Transaksi di Atas Nilai Demokrasi
Di tengah euforia politik, praktik-praktik seperti pemberian sembako atau amplop berisi uang sering kali dianggap hal yang "wajar." Lebih dari itu, Pilkada 2024 juga diramaikan oleh janji-janji bernuansa spiritual seperti pemberangkatan ibadah tertentu atau penawaran jabatan strategis kepada pihak-pihak tertentu. Apa yang tampaknya sebagai bentuk perhatian kepada rakyat sebenarnya merupakan strategi manipulasi, membajak moralitas untuk keuntungan politik semata.
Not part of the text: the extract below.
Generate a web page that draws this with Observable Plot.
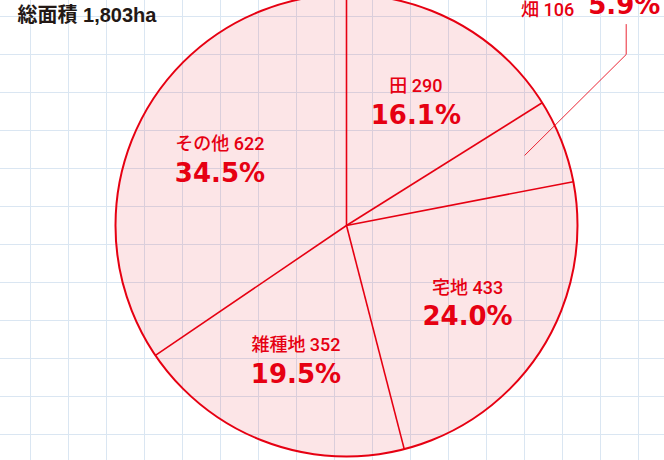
<!DOCTYPE html>
<html>
<head>
<meta charset="utf-8">
<script src="https://cdn.jsdelivr.net/npm/d3@7"></script>
<script src="https://cdn.jsdelivr.net/npm/@observablehq/plot@0.6"></script>
<style>
  body { margin: 0; }
  #chart {
    width: 664px; height: 460px; overflow: hidden;
    background-color: #ffffff;
    background-image:
      linear-gradient(to right, #dae6f2 1px, transparent 1px),
      linear-gradient(to bottom, #dae6f2 1px, transparent 1px);
    background-size: 38px 38px;
    background-position: 30px 16px;
  }
</style>
</head>
<body>
<div id="chart"></div>
<script>
// ---- data (clockwise from 12 o'clock) ----
const names = ["田", "畑", "宅地", "雑種地", "その他"];
const areas = [290, 106, 433, 352, 622];
const titleText = "総面積 1,803ha";
const calloutName = "畑"; // small slice labelled outside with a leader line

// ---- layout ----
const W = 664, H = 460, cx = 346, cy = 225, Rpx = 231;
const red = "#e60012";
const total = d3.sum(areas);

let acc = 0;
const slices = names.map((name, i) => {
  const a0 = acc / total * 2 * Math.PI;
  acc += areas[i];
  const a1 = acc / total * 2 * Math.PI;
  const mid = (a0 + a1) / 2;
  return {name, value: areas[i], a0, a1, mid,
          pct: (areas[i] / total * 100).toFixed(1) + "%"};
});
const inside = slices.filter(d => d.name !== calloutName);
const callout = slices.filter(d => d.name === calloutName);

const LR = 0.62; // label radius (fraction of pie radius)
const px = d => (d - cx) / Rpx, py = d => (cy - d) / Rpx; // pixel -> unit helpers for annotation anchor
const cX = px(625.7), elbowY = py(54), topY = py(24);
const c = callout[0];
const leader = [
  {x: 0.83 * Math.sin(c.mid), y: 0.83 * Math.cos(c.mid)},
  {x: cX, y: elbowY},
  {x: cX, y: topY}
];

const nameFont = "Roboto, 'Noto Sans CJK JP', sans-serif";
const titleFont = "'Liberation Sans', 'Noto Sans CJK JP', sans-serif";
const pctFont = "'DejaVu Sans', sans-serif";

const chart = Plot.plot({
  width: W, height: H,
  margin: 0,
  style: {background: "transparent"},
  x: {domain: [-cx / Rpx, (W - cx) / Rpx], range: [0, W], axis: null},
  y: {domain: [-(H - cy) / Rpx, cy / Rpx], range: [H, 0], axis: null},
  marks: [
    Plot.dot([{x: 0, y: 0}], {x: "x", y: "y", r: Rpx, fill: red, fillOpacity: 0.1, stroke: red, strokeWidth: 2}),
    Plot.link(slices, {x1: 0, y1: 0, x2: d => Math.sin(d.a0), y2: d => Math.cos(d.a0), stroke: red, strokeWidth: 1.6}),
    Plot.text(inside, {x: d => LR * Math.sin(d.mid), y: d => LR * Math.cos(d.mid),
      text: d => `${d.name} ${d.value}`, dy: -14, fontSize: 18, fontWeight: 500, fill: red, fontFamily: nameFont}),
    Plot.text(inside, {x: d => LR * Math.sin(d.mid), y: d => LR * Math.cos(d.mid),
      text: d => d.pct, dy: 15, fontSize: 26, fontWeight: "bold", fill: red, fontFamily: pctFont}),
    Plot.line(leader, {x: "x", y: "y", stroke: red, strokeWidth: 1, strokeOpacity: 0.85}),
    Plot.text(callout, {x: cX, y: topY, text: d => `${d.name} ${d.value}`, textAnchor: "end",
      dx: -52, dy: -14, fontSize: 18, fontWeight: 500, fill: red, fontFamily: nameFont}),
    Plot.text(callout, {x: cX, y: topY, text: d => d.pct, textAnchor: "start",
      dx: -38, dy: -19, fontSize: 26, fontWeight: "bold", fill: red, fontFamily: pctFont}),
    Plot.text([titleText], {frameAnchor: "top-left", text: d => d, textAnchor: "start", lineAnchor: "top",
      dx: 17, dy: 7, fontSize: 20, fontWeight: "bold", fill: "#231815", fontFamily: titleFont})
  ]
});
document.getElementById("chart").appendChild(chart);
</script>
</body>
</html>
Janji ibadah seperti memanfaatkan sensitivitas religius masyarakat. Di negeri yang menjunjung tinggi nilai agama, janji ini mampu menciptakan ilusi perhatian dari calon pemimpin, padahal hakikatnya itu adalah bentuk eksploitasi nilai-nilai spiritual. Sementara itu, janji jabatan tidak hanya merusak sistem meritokrasi, tetapi juga menumbuhkan budaya patronase yang menggerogoti institusi publik.
Praktik semacam ini adalah pengkhianatan terhadap demokrasi. Demokrasi yang sejatinya mengutamakan kedaulatan rakyat justru berubah menjadi arena transaksional, di mana suara rakyat diperdagangkan seperti barang di pasar.
Ketimpangan Ekonomi: Akar Masalah Demokrasi Transaksional
Tidak bisa dipungkiri, ketimpangan ekonomi menjadi faktor utama yang melanggengkan praktik politik transaksional. Dalam masyarakat yang masih bergulat dengan kemiskinan, janji sembako, amplop uang, menjadi harapan konkret yang sulit ditolak.
Ketergantungan ekonomi ini membuat rakyat kehilangan daya kritis. Dalam kondisi seperti ini, suara mereka tidak lagi lahir dari kebebasan, tetapi dari kebutuhan mendesak yang bersifat pragmatis. Inilah yang dimaksud Bung Hatta ketika menyebut bahwa tanpa independensi ekonomi, kebebasan politik akan menjadi ilusi.
Ketika rakyat terus-menerus berada dalam kondisi ekonomi yang rapuh, mereka tidak memiliki pilihan selain menerima segala bentuk "bantuan" yang ditawarkan, meskipun itu berarti menggadaikan masa depan demokrasi mereka.